Items from a data source:

## BEGIN

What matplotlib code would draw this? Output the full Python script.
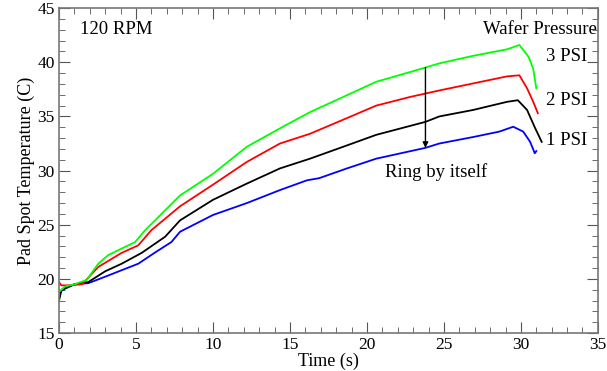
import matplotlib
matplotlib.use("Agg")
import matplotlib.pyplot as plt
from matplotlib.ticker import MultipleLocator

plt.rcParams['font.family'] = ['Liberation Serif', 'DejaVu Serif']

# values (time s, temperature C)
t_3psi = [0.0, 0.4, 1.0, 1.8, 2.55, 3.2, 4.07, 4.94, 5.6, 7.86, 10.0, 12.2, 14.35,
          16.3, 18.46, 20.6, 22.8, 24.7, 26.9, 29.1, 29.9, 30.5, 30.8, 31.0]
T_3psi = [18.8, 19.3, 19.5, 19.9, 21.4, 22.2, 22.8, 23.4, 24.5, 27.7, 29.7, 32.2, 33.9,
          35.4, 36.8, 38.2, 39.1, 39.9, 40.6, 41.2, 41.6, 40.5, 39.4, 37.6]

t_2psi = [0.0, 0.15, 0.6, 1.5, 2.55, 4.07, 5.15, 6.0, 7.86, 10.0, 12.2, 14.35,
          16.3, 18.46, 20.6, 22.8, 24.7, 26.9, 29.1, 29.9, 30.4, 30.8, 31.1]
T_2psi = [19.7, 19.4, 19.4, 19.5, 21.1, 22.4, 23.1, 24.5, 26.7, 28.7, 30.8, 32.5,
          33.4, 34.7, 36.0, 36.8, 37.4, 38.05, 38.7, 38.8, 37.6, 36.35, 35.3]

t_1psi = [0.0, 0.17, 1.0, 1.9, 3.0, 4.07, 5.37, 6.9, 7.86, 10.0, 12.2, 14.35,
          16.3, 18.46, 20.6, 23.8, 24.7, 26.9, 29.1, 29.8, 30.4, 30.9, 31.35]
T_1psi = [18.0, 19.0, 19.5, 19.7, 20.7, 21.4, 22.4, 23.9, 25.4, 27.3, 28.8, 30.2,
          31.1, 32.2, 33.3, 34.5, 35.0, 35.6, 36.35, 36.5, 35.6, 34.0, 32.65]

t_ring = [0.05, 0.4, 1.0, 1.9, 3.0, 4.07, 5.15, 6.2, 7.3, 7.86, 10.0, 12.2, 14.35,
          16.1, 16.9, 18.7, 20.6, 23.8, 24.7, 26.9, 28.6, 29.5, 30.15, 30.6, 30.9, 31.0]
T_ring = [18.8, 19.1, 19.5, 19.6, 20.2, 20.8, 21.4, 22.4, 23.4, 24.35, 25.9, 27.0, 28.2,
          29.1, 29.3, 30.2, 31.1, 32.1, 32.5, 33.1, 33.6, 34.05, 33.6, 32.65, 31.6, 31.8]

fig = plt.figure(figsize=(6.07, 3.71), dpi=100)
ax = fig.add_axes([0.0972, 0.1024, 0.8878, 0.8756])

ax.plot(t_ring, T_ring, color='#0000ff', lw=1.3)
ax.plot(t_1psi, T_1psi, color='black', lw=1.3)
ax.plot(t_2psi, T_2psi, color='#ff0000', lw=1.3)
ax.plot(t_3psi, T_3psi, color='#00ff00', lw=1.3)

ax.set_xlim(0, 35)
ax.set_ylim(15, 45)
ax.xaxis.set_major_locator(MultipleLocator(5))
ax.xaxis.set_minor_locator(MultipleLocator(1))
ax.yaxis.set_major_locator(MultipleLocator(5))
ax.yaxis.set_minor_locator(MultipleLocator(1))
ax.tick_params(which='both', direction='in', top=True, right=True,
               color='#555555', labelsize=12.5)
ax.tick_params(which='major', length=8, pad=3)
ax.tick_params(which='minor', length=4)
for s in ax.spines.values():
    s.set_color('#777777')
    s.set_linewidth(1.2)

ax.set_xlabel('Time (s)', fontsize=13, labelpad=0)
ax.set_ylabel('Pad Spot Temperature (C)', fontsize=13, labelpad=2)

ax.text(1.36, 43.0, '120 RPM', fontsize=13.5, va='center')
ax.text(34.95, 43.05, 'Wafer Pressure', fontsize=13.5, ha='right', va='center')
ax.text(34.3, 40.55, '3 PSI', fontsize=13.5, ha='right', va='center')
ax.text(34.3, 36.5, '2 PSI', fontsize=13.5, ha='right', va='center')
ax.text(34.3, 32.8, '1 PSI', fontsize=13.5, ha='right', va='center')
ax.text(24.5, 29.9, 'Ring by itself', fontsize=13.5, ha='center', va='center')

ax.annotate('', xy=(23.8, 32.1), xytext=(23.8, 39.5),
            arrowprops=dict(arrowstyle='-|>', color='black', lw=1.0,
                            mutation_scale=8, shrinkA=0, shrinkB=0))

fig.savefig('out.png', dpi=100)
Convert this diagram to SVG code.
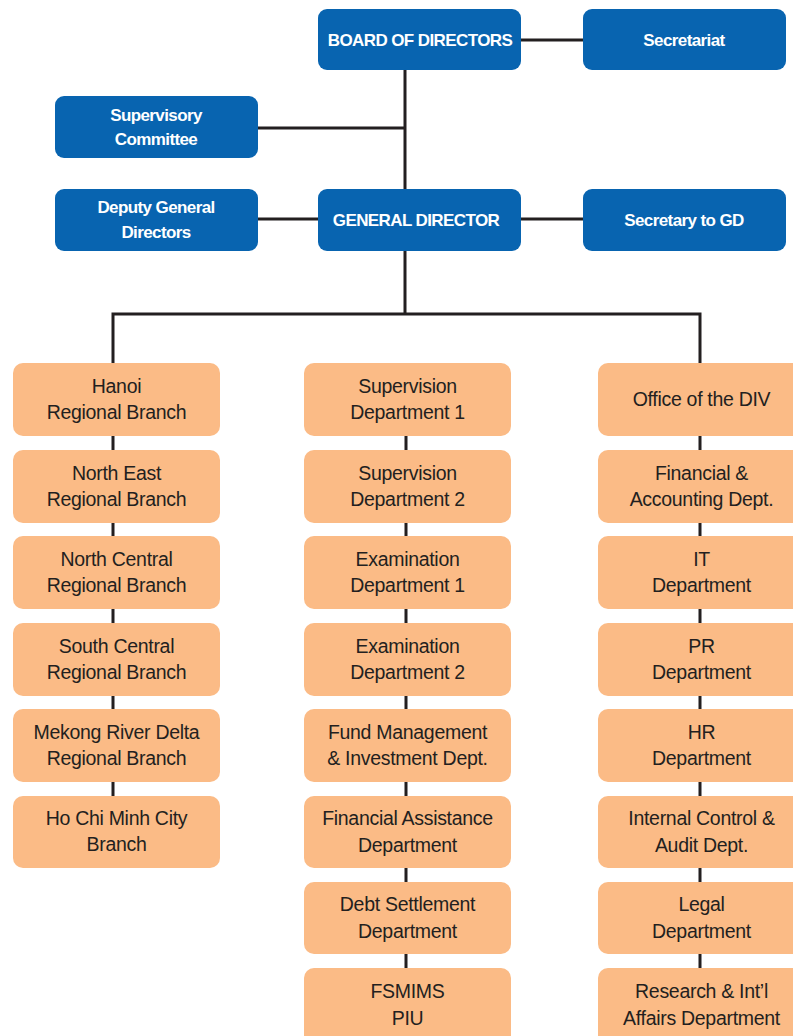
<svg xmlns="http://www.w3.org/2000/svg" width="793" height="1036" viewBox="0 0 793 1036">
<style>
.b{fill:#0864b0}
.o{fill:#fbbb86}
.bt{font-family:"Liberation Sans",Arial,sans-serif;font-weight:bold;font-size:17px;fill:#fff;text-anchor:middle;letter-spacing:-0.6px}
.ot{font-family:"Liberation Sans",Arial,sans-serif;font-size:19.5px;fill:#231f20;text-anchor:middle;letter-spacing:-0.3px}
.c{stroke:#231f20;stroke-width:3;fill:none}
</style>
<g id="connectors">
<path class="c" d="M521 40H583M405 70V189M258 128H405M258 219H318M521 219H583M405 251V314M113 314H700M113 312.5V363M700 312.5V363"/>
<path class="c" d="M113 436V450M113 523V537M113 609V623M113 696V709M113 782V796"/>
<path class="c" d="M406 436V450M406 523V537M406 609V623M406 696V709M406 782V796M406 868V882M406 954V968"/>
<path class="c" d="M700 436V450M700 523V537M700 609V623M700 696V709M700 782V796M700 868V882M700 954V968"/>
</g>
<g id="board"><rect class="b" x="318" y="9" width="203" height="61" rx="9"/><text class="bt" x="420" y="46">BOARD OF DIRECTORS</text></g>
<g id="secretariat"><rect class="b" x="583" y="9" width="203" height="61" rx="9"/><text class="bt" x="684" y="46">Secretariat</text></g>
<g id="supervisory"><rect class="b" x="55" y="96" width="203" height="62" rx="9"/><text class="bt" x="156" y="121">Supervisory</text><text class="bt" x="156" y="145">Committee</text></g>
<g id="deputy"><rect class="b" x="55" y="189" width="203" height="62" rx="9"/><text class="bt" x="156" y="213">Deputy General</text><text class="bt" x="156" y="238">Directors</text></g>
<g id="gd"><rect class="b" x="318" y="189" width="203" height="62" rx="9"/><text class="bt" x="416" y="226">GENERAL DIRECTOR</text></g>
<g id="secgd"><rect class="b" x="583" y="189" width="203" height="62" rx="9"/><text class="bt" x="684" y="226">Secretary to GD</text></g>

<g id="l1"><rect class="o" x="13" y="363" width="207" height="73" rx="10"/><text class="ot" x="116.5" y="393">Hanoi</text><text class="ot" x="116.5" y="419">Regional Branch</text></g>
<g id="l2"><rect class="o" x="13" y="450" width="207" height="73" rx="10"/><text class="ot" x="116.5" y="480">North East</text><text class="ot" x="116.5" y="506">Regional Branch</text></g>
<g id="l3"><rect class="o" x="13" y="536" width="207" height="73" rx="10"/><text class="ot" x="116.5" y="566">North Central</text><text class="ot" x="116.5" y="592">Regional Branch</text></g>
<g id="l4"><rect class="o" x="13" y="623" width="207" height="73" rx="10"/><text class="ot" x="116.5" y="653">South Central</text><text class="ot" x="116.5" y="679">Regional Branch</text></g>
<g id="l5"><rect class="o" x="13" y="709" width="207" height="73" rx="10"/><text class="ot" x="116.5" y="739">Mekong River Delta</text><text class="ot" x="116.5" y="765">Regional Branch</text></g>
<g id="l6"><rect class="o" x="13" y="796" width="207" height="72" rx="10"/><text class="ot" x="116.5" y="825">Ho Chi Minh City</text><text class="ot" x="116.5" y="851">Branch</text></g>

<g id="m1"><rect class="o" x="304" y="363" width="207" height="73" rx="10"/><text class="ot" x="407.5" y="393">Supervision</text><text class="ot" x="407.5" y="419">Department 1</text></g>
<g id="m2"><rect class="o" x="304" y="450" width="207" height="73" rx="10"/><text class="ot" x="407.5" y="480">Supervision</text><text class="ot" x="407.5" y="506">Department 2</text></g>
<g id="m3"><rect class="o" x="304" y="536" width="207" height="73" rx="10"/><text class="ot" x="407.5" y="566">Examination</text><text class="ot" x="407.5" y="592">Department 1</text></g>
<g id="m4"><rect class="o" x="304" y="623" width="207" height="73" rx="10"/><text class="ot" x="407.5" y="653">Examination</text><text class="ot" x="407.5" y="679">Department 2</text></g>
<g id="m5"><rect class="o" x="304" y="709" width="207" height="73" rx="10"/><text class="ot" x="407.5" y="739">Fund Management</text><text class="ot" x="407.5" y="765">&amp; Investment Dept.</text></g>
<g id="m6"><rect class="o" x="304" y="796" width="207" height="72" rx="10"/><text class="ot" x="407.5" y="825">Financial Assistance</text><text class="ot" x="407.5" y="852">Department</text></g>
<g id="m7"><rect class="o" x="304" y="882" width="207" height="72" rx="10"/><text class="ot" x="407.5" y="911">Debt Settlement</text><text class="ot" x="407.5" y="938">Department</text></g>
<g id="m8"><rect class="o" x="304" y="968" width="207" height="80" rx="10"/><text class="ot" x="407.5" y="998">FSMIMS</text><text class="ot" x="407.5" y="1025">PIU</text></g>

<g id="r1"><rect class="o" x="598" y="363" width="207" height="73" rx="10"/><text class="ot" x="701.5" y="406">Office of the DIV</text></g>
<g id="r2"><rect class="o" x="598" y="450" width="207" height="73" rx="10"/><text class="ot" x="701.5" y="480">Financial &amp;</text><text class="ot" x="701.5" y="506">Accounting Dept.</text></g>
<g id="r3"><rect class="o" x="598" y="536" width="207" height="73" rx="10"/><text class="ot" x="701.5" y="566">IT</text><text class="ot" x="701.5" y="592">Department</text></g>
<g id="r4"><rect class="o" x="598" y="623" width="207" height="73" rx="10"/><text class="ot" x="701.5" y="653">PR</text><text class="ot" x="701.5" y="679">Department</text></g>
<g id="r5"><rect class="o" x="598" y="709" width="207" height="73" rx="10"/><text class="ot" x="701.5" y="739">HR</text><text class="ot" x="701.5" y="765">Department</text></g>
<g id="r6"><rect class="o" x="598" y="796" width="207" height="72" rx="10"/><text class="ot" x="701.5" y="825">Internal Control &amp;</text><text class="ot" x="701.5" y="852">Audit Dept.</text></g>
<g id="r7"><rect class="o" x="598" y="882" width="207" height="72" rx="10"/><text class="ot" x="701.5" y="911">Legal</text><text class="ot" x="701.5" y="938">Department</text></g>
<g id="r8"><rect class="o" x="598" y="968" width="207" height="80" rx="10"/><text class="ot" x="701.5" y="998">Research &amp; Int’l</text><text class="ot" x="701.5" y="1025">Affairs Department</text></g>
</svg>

## END

Task objective → Return nothing but the lines running from the start of the data to the line with "plt.rcParams['font.family'] = ['Liberation", please, both ends included and no pictures.

Task result →
What matplotlib code would draw this? Output the full Python script.
import matplotlib
matplotlib.use("Agg")
import matplotlib.pyplot as plt
from matplotlib.ticker import MultipleLocator

plt.rcParams['font.family'] = ['Liberation Serif', 'DejaVu Serif']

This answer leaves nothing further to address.